Peneliti Indef lain, Didik J. Rachbini, memberi ilustrasi
tentang betapa besarnya posisi tawar para importir tersebut. “Kalau importir
kedelai terbesar itu menutup gudang selama sepekan saja, harga sudah pasti
naik.” Penelitian Indef ini juga membantah spekulasi yang beredar bahwa
kenaikan harga kedelai disebabkan oleh melemahnya nilai tukar rupiah terhadap
dolar. “Itu tidak betul.

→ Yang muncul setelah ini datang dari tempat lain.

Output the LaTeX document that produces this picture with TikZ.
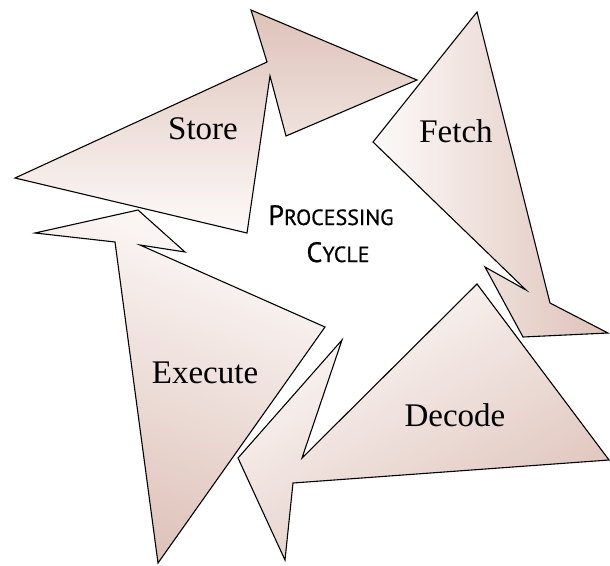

Ini indikasinya karena kartel,” kata Didik lagi.
KRITIK DAN SARAN TERKAIT TENTANG
SWASEMBADA PANGAN DI INDONESIA?
-
Menurut saya pada
swasembada beras, seharusnya pemerintah harus bekerja ekstra untuk mewujudkan
swasembada pangan ini masalahnya lahan pertanian saja sudah banyak dialih
fungsikan sebagai gedung-gedung bertingkat dan tenaga kerjanya saja sudah
banyak yang beralih profesi menjadi buruh pabrik ketimbang menjadi petani yang
sudah sejak dahulu menjadi mata penaharian sebagian besar warga Indonesia.
Masalah yang paling
utama dimana para petani beralih profesi menjadi buruh pabrik yaitu gaji yang
sangan tinggi dibandingan dengan menjadi petani yang belum jelas berapa
pendapatan mereka setiap panen, belum lagi ditambah jika sawah mereka yang
ingin panen malah mengalami gagal panen, itu sangat membuat para petani
mengalami kerugian yang sangan besar belum lagi ditambah gaya jual yang melorot
sangat rendah dari jumlah modal yang mereka keluarkan dan tenaga mereka hanya
diupah sangat minim tidak sesuai dengan apa yang mereka kerjakan. Jika menjadi
buruh pabrik mereka sudah mendapatkan gaji yang sudah tentu, tidak usah
susah-susah mencari pupuk bahkan tenaga mereka dihargain layak saat bekerja.
Kementrian
Pertania juga harus membuka lahan pertanian baru, serta mendirikan sekolah
khusus para petani agar lebih baik menginovasikan waktu, modal, dan tenaga
mereka, harus bisa juga mempromosikan bahwa menjadi petani tidak akan hidup
miskin dan membuat inovasi bahan pangan yang rasa, bentuk serta kandungan
gizinya sama seperti bahan pangan yang akan diswasembada pangankan, membuat
irigasi yang memadai dan memiliki teknologi yang modern agar semua sawah pada
saat kemarau tidak mengalami kekeringan, melindungi semua lahan pertanian agar
tidak disalah fungsikan menjadi bangunan ataupun gedung.
- Jika
pada progam pemerintah swasembada gula sama saja seperti halnya tahap pada
swasembada beras, masalahnya tidak jauh dengan masalah swasembada beras yang
sampai sekarang belum tercapai, pada swasembada gula juga sangat sulit dicapai,
karena perkebunan tebu saja yang ada dilahan hijau sudah sangat menipis sekali.
- Pada
progam kedelai juga masih jauh dari harapan kita untuk mendapatkan bibit serta
kualitas kedelai yang sangat unggul, untuk mendapatkan kualitas yang sangat unggul
harus mengeluarkan biaya yang sangat mahal sekali, karena kita masih mengimpor
kedelai.
- Sedangakan
jika pada program daging kita juga masih mengandalkan impor dari luar, padahal
kualitas daging dari dalam negri tidak jauh bagusnya dari luar, hanya saja kita
memang harus meningkatkan jumlah angka kelahiran sapi yang bermutu tinggi agar
menjadi sapi potong yang sangat baik.